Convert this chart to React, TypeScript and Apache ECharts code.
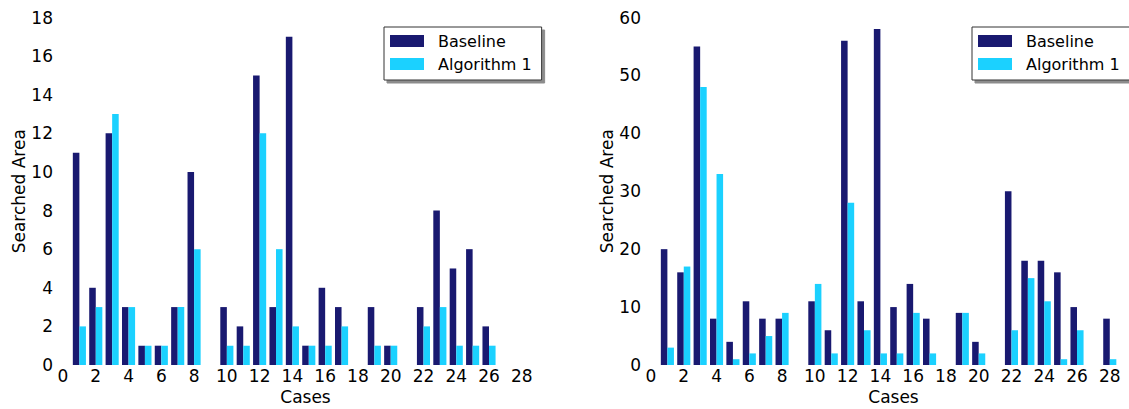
import React, { useEffect, useRef } from "react";
import * as echarts from "echarts";

const cases = [1, 2, 3, 4, 5, 6, 7, 8, 9, 10, 11, 12, 13, 14, 15, 16, 17, 18, 19, 20, 21, 22, 23, 24, 25, 26, 27, 28];
const leftBaseline = [11, 4, 12, 3, 1, 1, 3, 10, 0, 3, 2, 15, 3, 17, 1, 4, 3, 0, 3, 1, 0, 3, 8, 5, 6, 2, 0, 0];
const leftAlgorithm = [2, 3, 13, 3, 1, 1, 3, 6, 0, 1, 1, 12, 6, 2, 1, 1, 2, 0, 1, 1, 0, 2, 3, 1, 1, 1, 0, 0];
const rightBaseline = [20, 16, 55, 8, 4, 11, 8, 8, 0, 11, 6, 56, 11, 58, 10, 14, 8, 0, 9, 4, 0, 30, 18, 18, 16, 10, 0, 8];
const rightAlgorithm = [3, 17, 48, 33, 1, 2, 5, 9, 0, 14, 2, 28, 6, 2, 2, 9, 2, 0, 9, 2, 0, 6, 15, 11, 1, 6, 0, 1];

const seriesNames = ["Baseline", "Algorithm 1"];
const colors = ["#191970", "#1bd1ff"];
const FONT = "DejaVu Sans";

export default function App() {
  const ref = useRef<HTMLDivElement>(null);
  useEffect(() => {
    if (!ref.current) return;
    const chart = echarts.init(ref.current, undefined, { renderer: "svg" });
    const pair = (vals: number[]) => cases.map((c, i) => [c, vals[i]]);
    const xAxisBase = (gridIndex: number) => ({
      type: "value" as const,
      gridIndex,
      min: 0,
      max: 29.6,
      interval: 2,
      name: "Cases",
      nameLocation: "middle" as const,
      nameGap: 20,
      nameTextStyle: { fontFamily: FONT, fontSize: 17, color: "#000" },
      axisLine: { show: false },
      axisTick: { show: false },
      splitLine: { show: false },
      axisLabel: { fontFamily: FONT, fontSize: 17, color: "#000", margin: 2, showMaxLabel: false },
    });
    const yAxisBase = (gridIndex: number, max: number, interval: number) => ({
      type: "value" as const,
      gridIndex,
      min: 0,
      max,
      interval,
      name: "Searched Area",
      nameLocation: "middle" as const,
      nameGap: 36,
      nameTextStyle: { fontFamily: FONT, fontSize: 17, color: "#000" },
      axisLine: { show: false },
      axisTick: { show: false },
      splitLine: { show: false },
      axisLabel: { fontFamily: FONT, fontSize: 17, color: "#000", margin: 10, padding: [4, 0, 0, 0] },
    });
    const legendBase = (left: number) => ({
      orient: "vertical" as const,
      left,
      top: 27,
      data: seriesNames,
      icon: "rect",
      itemWidth: 34,
      itemHeight: 12,
      itemGap: 7,
      padding: [6, 10, 8, 6],
      backgroundColor: "#fff",
      borderColor: "#333",
      borderWidth: 1,
      borderRadius: 0,
      shadowColor: "rgba(0,0,0,0.45)",
      shadowBlur: 0,
      shadowOffsetX: 3,
      shadowOffsetY: 3,
      selectedMode: false,
      textStyle: { fontFamily: FONT, fontSize: 16, color: "#000", padding: [0, 0, 0, 9] },
    });
    const bar = (name: string, idx: number, vals: number[], color: string) => ({
      type: "bar" as const,
      name,
      xAxisIndex: idx,
      yAxisIndex: idx,
      data: pair(vals),
      barWidth: "40%",
      barGap: "0%",
      itemStyle: { color },
    });
    chart.setOption({
      animation: false,
      backgroundColor: "#fff",
      textStyle: { fontFamily: FONT },
      grid: [
        { left: 63, top: 17.5, width: 485, height: 347.5, outerBoundsMode: "none", containLabel: false },
        { left: 651, top: 17.5, width: 485, height: 347.5, outerBoundsMode: "none", containLabel: false },
      ],
      xAxis: [xAxisBase(0), xAxisBase(1)],
      yAxis: [yAxisBase(0, 18, 2), yAxisBase(1, 60, 10)],
      legend: [legendBase(384), legendBase(972)],
      series: [
        bar(seriesNames[0], 0, leftBaseline, colors[0]),
        bar(seriesNames[1], 0, leftAlgorithm, colors[1]),
        bar(seriesNames[0], 1, rightBaseline, colors[0]),
        bar(seriesNames[1], 1, rightAlgorithm, colors[1]),
      ],
    });
    return () => chart.dispose();
  }, []);
  return (
    <div
      ref={ref}
      style={{ position: "fixed", left: 0, top: 0, width: 1129, height: 409, background: "#fff" }}
    />
  );
}
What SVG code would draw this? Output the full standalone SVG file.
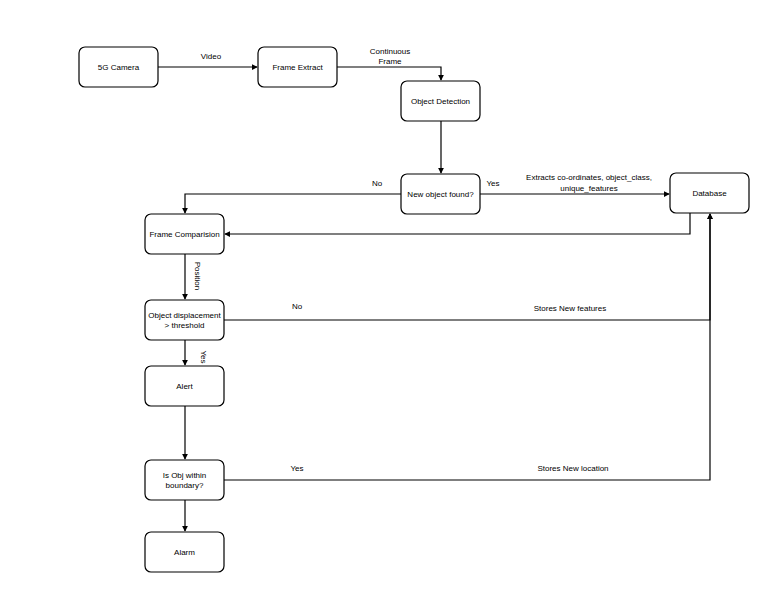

— Brief —
Take the records from their first line through the line containing "import * as" and please return exactly those lines, both ends included, minus the pictures.

— Answer for this exercise —
Convert this chart to React, TypeScript and Apache ECharts code.
import React, { useEffect, useRef } from "react";
import * as echarts from "echarts";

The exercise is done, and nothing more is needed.